For some reason economists are reluctant to discuss the trade deficit as being a source of the economy’s weakness. Ever since the economy crashed in 2008 they have hyped weak consumer spending due to the debt overhang from the housing bubble as a main reason for the weak recovery.
This story never made very much sense. After all, even at the worst of the collapse of the housing market we never had much over 11 million underwater homeowners. How much more did we think these homeowners would spend if they weren’t underwater, $2,000 a year, $3,000 a year?
Where would they find the money? Is the typical underwater homeowner putting this much into savings each year which they would instead spend on consumption if they weren’t underwater? Alternatively, is our counterfactual that the typical underwater homeowner would have otherwise borrowed this much each year, putting themselves deeper in debt, if they were not underwater in their homes?
Even if we want to say that these underwater homeowners would have spent more had their home prices not plummeted, it would not have much impact on the economy. If we take the $3,000 a year figure, and multiply it by 11 million underwater homeowners, this gets us $33 billion in additional consumption spending each year. Assuming second round effects from this spending (the people who get this money then spend much of it), this can get us to $50 billion a year, adding 0.3 percentage points to GDP. This is not trivial, but it hardly makes the difference between a robust recovery and what we have seen. Its economic impact is less than one-tenth as large as the impact of the trade deficit.
There is one final problem with the debt overhang story. Consumption is actually higher as a share of the economy today than it was before the collapse of the housing bubble. In other words, consumption is a larger factor in demand today than it was in the peak years of the housing bubble from 2004–2006. That should be a serious problem for a theory blaming a lack of consumption spending for the weak recovery, but not in economics.

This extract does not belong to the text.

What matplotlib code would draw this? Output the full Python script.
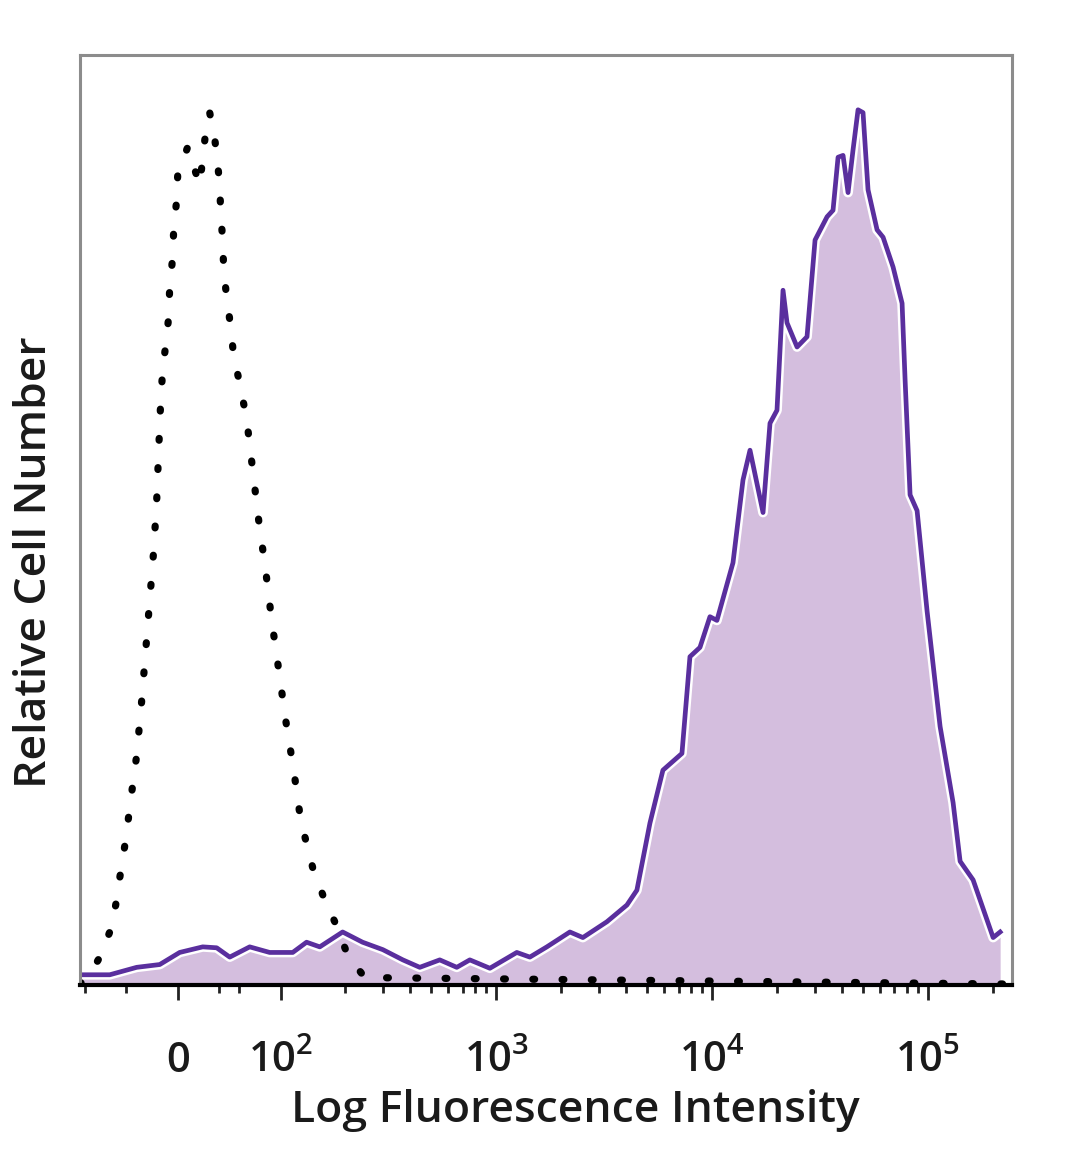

This does not mean that we should not be looking to help the victims of the housing crisis. Unfortunately, the Obama administration was far more interested in rescuing the Wall Street banks than homeowners. Those still hanging on to underwater homes deserve at least as much help as the banks that profited by feeding the bubble.
But assisting these homeowners will not restore the economy to full employment. The key to getting to full employment is reducing the trade deficit. But this is too simple for economists to understand.